REQUIREMENTS –
Set the listing down unchanged, minus every embedded image.

SUPPLIED DATA –
------------------------------------
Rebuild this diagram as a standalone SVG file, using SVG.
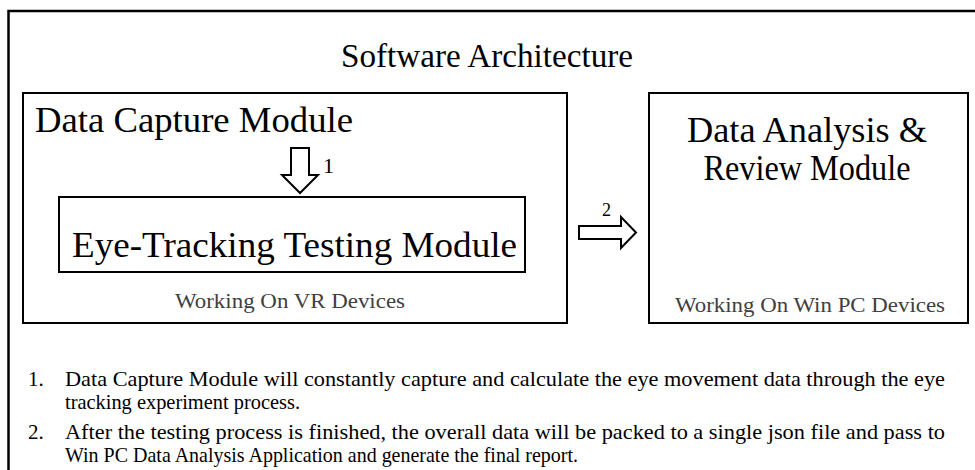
<svg xmlns="http://www.w3.org/2000/svg" width="975" height="470" viewBox="0 0 975 470">
<style>
.t{font-family:"Liberation Serif","Times New Roman",serif;fill:#000}
.g{fill:#404040}
.box{fill:none;stroke:#000;stroke-width:2}
.arr{fill:#fff;stroke:#000;stroke-width:2;stroke-linejoin:miter}
</style>
<rect x="0" y="0" width="975" height="470" fill="#fff"/>
<rect id="frame" x="8.5" y="11" width="980" height="480" fill="none" stroke="#000" stroke-width="2.5"/>
<text class="t" x="341" y="67" font-size="33" textLength="292" lengthAdjust="spacingAndGlyphs">Software Architecture</text>
<g id="data-capture-module">
<rect class="box" x="23" y="93" width="544" height="230"/>
<text class="t" x="35" y="132" font-size="36" textLength="318" lengthAdjust="spacingAndGlyphs">Data Capture Module</text>
<text class="t g" x="290" y="308" font-size="22" text-anchor="middle" textLength="230" lengthAdjust="spacingAndGlyphs">Working On VR Devices</text>
</g>
<g id="eye-tracking-testing-module">
<rect class="box" x="59" y="197" width="466" height="75"/>
<text class="t" x="72" y="257" font-size="36" textLength="445" lengthAdjust="spacingAndGlyphs">Eye-Tracking Testing Module</text>
</g>
<g id="data-analysis-review-module">
<rect class="box" x="649" y="93" width="319" height="230"/>
<text class="t" x="807" y="142" font-size="36" text-anchor="middle" textLength="240" lengthAdjust="spacingAndGlyphs">Data Analysis &amp;</text>
<text class="t" x="807" y="180" font-size="36" text-anchor="middle" textLength="207" lengthAdjust="spacingAndGlyphs">Review Module</text>
<text class="t g" x="810" y="312" font-size="22" text-anchor="middle" textLength="270" lengthAdjust="spacingAndGlyphs">Working On Win PC Devices</text>
</g>
<g id="connectors">
<polygon class="arr" points="291,148 309,148 309,175 318,175 300,193 282,175 291,175"/>
<text class="t" x="323" y="173" font-size="22" fill="#333">1</text>
<polygon class="arr" points="579,226 621,226 621,217 636,232.5 621,248 621,239 579,239"/>
<text class="t" x="602" y="216" font-size="18" fill="#333">2</text>
</g>
<g id="notes" class="t" font-size="21">
<text x="28" y="386">1.</text>
<text x="65" y="386" textLength="880" lengthAdjust="spacingAndGlyphs">Data Capture Module will constantly capture and calculate the eye movement data through the eye</text>
<text x="65" y="409" textLength="235" lengthAdjust="spacingAndGlyphs">tracking experiment process.</text>
<text x="28" y="439">2.</text>
<text x="65" y="439" textLength="880" lengthAdjust="spacingAndGlyphs">After the testing process is finished, the overall data will be packed to a single json file and pass to</text>
<text x="65" y="462" textLength="513" lengthAdjust="spacingAndGlyphs">Win PC Data Analysis Application and generate the final report.</text>
</g>
</svg>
------------------------------------
ANSWER TO THIS PROBLEM –
Rebuild this diagram as a standalone SVG file, using SVG.
<svg xmlns="http://www.w3.org/2000/svg" width="975" height="470" viewBox="0 0 975 470">
<style>
.t{font-family:"Liberation Serif","Times New Roman",serif;fill:#000}
.g{fill:#404040}
.box{fill:none;stroke:#000;stroke-width:2}
.arr{fill:#fff;stroke:#000;stroke-width:2;stroke-linejoin:miter}
</style>
<rect x="0" y="0" width="975" height="470" fill="#fff"/>
<rect id="frame" x="8.5" y="11" width="980" height="480" fill="none" stroke="#000" stroke-width="2.5"/>
<text class="t" x="341" y="67" font-size="33" textLength="292" lengthAdjust="spacingAndGlyphs">Software Architecture</text>
<g id="data-capture-module">
<rect class="box" x="23" y="93" width="544" height="230"/>
<text class="t" x="35" y="132" font-size="36" textLength="318" lengthAdjust="spacingAndGlyphs">Data Capture Module</text>
<text class="t g" x="290" y="308" font-size="22" text-anchor="middle" textLength="230" lengthAdjust="spacingAndGlyphs">Working On VR Devices</text>
</g>
<g id="eye-tracking-testing-module">
<rect class="box" x="59" y="197" width="466" height="75"/>
<text class="t" x="72" y="257" font-size="36" textLength="445" lengthAdjust="spacingAndGlyphs">Eye-Tracking Testing Module</text>
</g>
<g id="data-analysis-review-module">
<rect class="box" x="649" y="93" width="319" height="230"/>
<text class="t" x="807" y="142" font-size="36" text-anchor="middle" textLength="240" lengthAdjust="spacingAndGlyphs">Data Analysis &amp;</text>
<text class="t" x="807" y="180" font-size="36" text-anchor="middle" textLength="207" lengthAdjust="spacingAndGlyphs">Review Module</text>
<text class="t g" x="810" y="312" font-size="22" text-anchor="middle" textLength="270" lengthAdjust="spacingAndGlyphs">Working On Win PC Devices</text>
</g>
<g id="connectors">
<polygon class="arr" points="291,148 309,148 309,175 318,175 300,193 282,175 291,175"/>
<text class="t" x="323" y="173" font-size="22" fill="#333">1</text>
<polygon class="arr" points="579,226 621,226 621,217 636,232.5 621,248 621,239 579,239"/>
<text class="t" x="602" y="216" font-size="18" fill="#333">2</text>
</g>
<g id="notes" class="t" font-size="21">
<text x="28" y="386">1.</text>
<text x="65" y="386" textLength="880" lengthAdjust="spacingAndGlyphs">Data Capture Module will constantly capture and calculate the eye movement data through the eye</text>
<text x="65" y="409" textLength="235" lengthAdjust="spacingAndGlyphs">tracking experiment process.</text>
<text x="28" y="439">2.</text>
<text x="65" y="439" textLength="880" lengthAdjust="spacingAndGlyphs">After the testing process is finished, the overall data will be packed to a single json file and pass to</text>
<text x="65" y="462" textLength="513" lengthAdjust="spacingAndGlyphs">Win PC Data Analysis Application and generate the final report.</text>
</g>
</svg>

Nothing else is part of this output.